Venter duly confounded his critics by producing complete sequences of the genome of a pathogenic bacterium, and then of the fruit-fly - an object of throbbing interest to geneticists - in six months. The Cambridge arm of the HGP had taken seven years to complete the genome of another creature of interest, a worm. In his pursuit of the human genome, Venter made abundant use of the data emerging from the public programme, but what of that? In response to the torrent of humbug by this time issuing from all quarters he countered that the HGP's data were purportedly free to all, and that the HGP had made even greater use of his own, which were more accurate (as indeed they often were).
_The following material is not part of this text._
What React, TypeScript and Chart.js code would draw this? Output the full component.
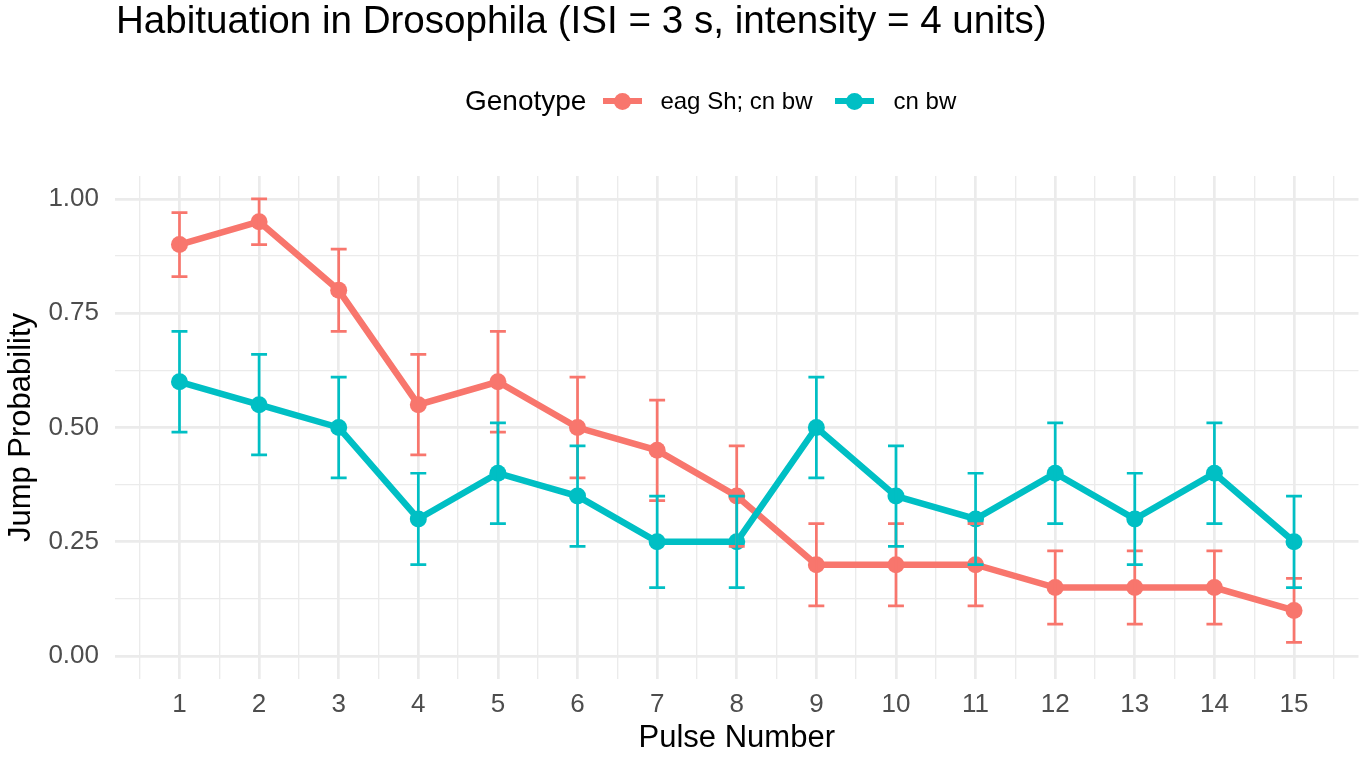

In 2000 an uneasy truce was declared, and at a ceremony in the White House President Clinton and Tony Blair celebrated the consummation of the grand design, which in reality was still far from concluded (it was said that the date was dictated by a rare gap in the diaries of both President and Prime Minister). Venter had been vindicated; it was a tribute to his powers of persuasion, his formidable organising skills, and above all his manic determination. As Bernard Shaw remarked, all progress depends on the unreasonable man. Acrimony alas soon returned, and the members of the public programme fell to squabbling among themselves. A journalist wrote: 'More and more, the Human Genome Project, supposedly one of mankind's noblest undertakings, is resembling a mud-wrestling match.'
Whatever view one chooses to take of Venter, his version of the story makes a wholly absorbing narrative, and a document that will be minutely picked over by future historians. The truth in such matters is elusive, and as the canny Elizabethan courtier Sir Walter Raleigh observed, 'Whosoever, in writing a modern history, shall follow truth too near the heels, it may haply strike out his teeth.' One thing is clear: science has changed since the prelapsarian days when our Medical Research Council refused to contemplate patenting penicillin, or any other discovery that might benefit mankind.